Prof. Kingsley Moghalu, a former Deputy Governor of the Central Bank of Nigeria (CBN) has commended the apex bank on the proposed redesigning of the Naira.
Moghalu, a Nigerian Political Economist who gave the commendation in a statement on Saturday, October 29, in Lagos, advocated a 90-day window for implementation.
I fully support the Central Bank of Nigeria in redesigning of the Naira. If 80 per cent of bank notes in circulation are outside the banks, that is troubling.
The CBN obviously wants to force all those notes back into the banking system. Those with the notes must surrender them to get new ones or else it becomes illegal tender after Jan. 31 2023.
This is also a way to withdraw currency from circulation, an unorthodox way of tightening the money supply since the country is battling high inflation.
The flip side is that people who are holding huge amounts of cash outside the banking system for nefarious reasons will go to the parallel forex market to buy hard currency, putting further downward pressure on the value of the Naira as too much Naira will be chasing too few dollars.
The ex-CBN boss, however, expressed doubt that the step would solve inflation, “because there also are other major reasons for inflation such as the forex crisis, which this new move can exacerbate, as well as the impact of the security crisis on food price inflation.”
According to him, the step, however, has become necessary for national security but the window for implementation is too short.
This will put a lot of operational pressure on commercial banks and the financial system in general.
A 90-day window will have been better, but one can understand the need to avoid interfering with the elections.
The CBN on Wednesday, announced the new monetary policy to redesign N200, N500 and N1000 naira notes with effect from Dec. 15.
The Governor of the CBN, Mr Godwin Emefiele had said that the proposed redesigning of the naira could impact positively on its value.

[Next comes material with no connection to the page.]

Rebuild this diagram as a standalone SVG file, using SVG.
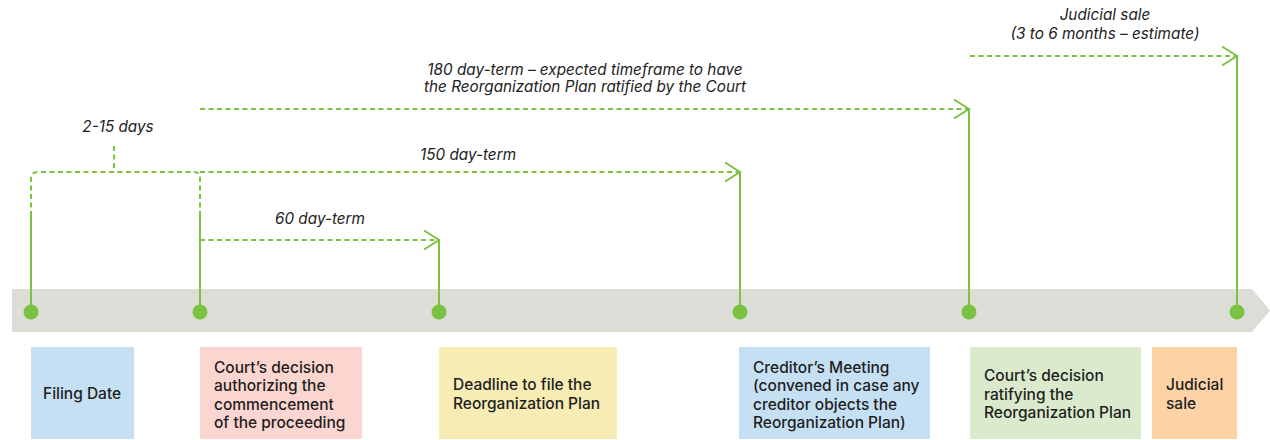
<svg xmlns="http://www.w3.org/2000/svg" width="1270" height="440" viewBox="0 0 1270 440">
  <style>
    .dash { fill: none; stroke: #7cc242; stroke-width: 2; stroke-dasharray: 5 3.5; }
    .solid { fill: none; stroke: #7cc242; stroke-width: 2; }
    .dot { fill: #7cc242; }
    .lbl { font-family: Inter, "Liberation Sans", sans-serif; font-style: italic; font-size: 15.3px; fill: #222; }
    .box-t { font-family: Inter, "Liberation Sans", sans-serif; font-weight: 500; font-size: 15.5px; fill: #1e1e1e; }
  </style>
  <defs>
    <marker id="chev" markerUnits="userSpaceOnUse" markerWidth="20" markerHeight="24" refX="17" refY="12" orient="auto" overflow="visible">
      <path d="M2,2.5 L17,12 L2,21.5" fill="none" stroke="#7cc242" stroke-width="2"/>
    </marker>
  </defs>

  <!-- timeline band -->
  <path d="M12,289 H1252 L1270,310.5 L1252,332 H12 Z" fill="#dcddd6"/>

  <!-- connectors -->
  <g id="connectors">
    <!-- 2-15 days bracket -->
    <path class="dash" d="M31,216 V179 Q31,172 38,172 H194 Q200,172 200,178 V212"/>
    <path class="dash" d="M114,146 V172"/>
    <!-- term arrows -->
    <path class="dash" d="M200,172 H740" marker-end="url(#chev)"/>
    <path class="dash" d="M200,240 H439" marker-end="url(#chev)"/>
    <path class="dash" d="M200,109 H969" marker-end="url(#chev)"/>
    <path class="dash" d="M970,56 H1237" marker-end="url(#chev)"/>
    <!-- stems down to the timeline -->
    <path class="solid" d="M31,216 V312"/>
    <path class="solid" d="M200,212 V312"/>
    <path class="solid" d="M439,240 V312"/>
    <path class="solid" d="M740,172 V312"/>
    <path class="solid" d="M969,109 V312"/>
    <path class="solid" d="M1237,56 V312"/>
  </g>

  <!-- term labels -->
  <g id="labels">
    <text class="lbl" x="118" y="132" text-anchor="middle">2-15 days</text>
    <text class="lbl" x="468" y="160" text-anchor="middle">150 day-term</text>
    <text class="lbl" x="320" y="224" text-anchor="middle">60 day-term</text>
    <text class="lbl" x="585" y="75" text-anchor="middle">180 day-term – expected timeframe to have</text>
    <text class="lbl" x="585" y="92" text-anchor="middle">the Reorganization Plan ratified by the Court</text>
    <text class="lbl" x="1105" y="20" text-anchor="middle">Judicial sale</text>
    <text class="lbl" x="1105" y="39" text-anchor="middle">(3 to 6 months – estimate)</text>
  </g>

  <!-- milestones -->
  <g id="filing">
    <circle class="dot" cx="31" cy="312" r="7.5"/>
    <rect x="31" y="347" width="103" height="92" fill="#c6e0f3"/>
    <text class="box-t" x="43" y="399">Filing Date</text>
  </g>
  <g id="commencement">
    <circle class="dot" cx="200" cy="312" r="7.5"/>
    <rect x="200" y="347" width="162" height="92" fill="#fbd5cf"/>
    <text class="box-t" x="214" y="373">Court’s decision</text>
    <text class="box-t" x="214" y="391">authorizing the</text>
    <text class="box-t" x="214" y="410">commencement</text>
    <text class="box-t" x="214" y="428">of the proceeding</text>
  </g>
  <g id="deadline">
    <circle class="dot" cx="439" cy="312" r="7.5"/>
    <rect x="439" y="347" width="178" height="92" fill="#f8ecb5"/>
    <text class="box-t" x="453" y="390">Deadline to file the</text>
    <text class="box-t" x="453" y="409">Reorganization Plan</text>
  </g>
  <g id="creditors-meeting">
    <circle class="dot" cx="740" cy="312" r="7.5"/>
    <rect x="739" y="347" width="191" height="92" fill="#c6e0f3"/>
    <text class="box-t" x="753" y="373">Creditor’s Meeting</text>
    <text class="box-t" x="753" y="391">(convened in case any</text>
    <text class="box-t" x="753" y="410">creditor objects the</text>
    <text class="box-t" x="753" y="428">Reorganization Plan)</text>
  </g>
  <g id="ratification">
    <circle class="dot" cx="969" cy="312" r="7.5"/>
    <rect x="970" y="347" width="171" height="92" fill="#dbeacd"/>
    <text class="box-t" x="984" y="381">Court’s decision</text>
    <text class="box-t" x="984" y="400">ratifying the</text>
    <text class="box-t" x="984" y="418">Reorganization Plan</text>
  </g>
  <g id="judicial-sale">
    <circle class="dot" cx="1237" cy="312" r="7.5"/>
    <rect x="1152" y="347" width="85" height="92" fill="#fdd3a6"/>
    <text class="box-t" x="1166" y="390">Judicial</text>
    <text class="box-t" x="1166" y="409">sale</text>
  </g>
</svg>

Emefiele had said that significant hoarding of banknotes by members of the public, worsening shortage of clean and fit banknotes and increasing cases and risk of counterfeiting informed the decision.
According to him, statistics show that more than 85 per cent of currency in circulation are outside the vaults of commercial banks.
Emefiele said the new currencies and the existing ones would remain legal tender and circulate together until Jan. 31, 2023.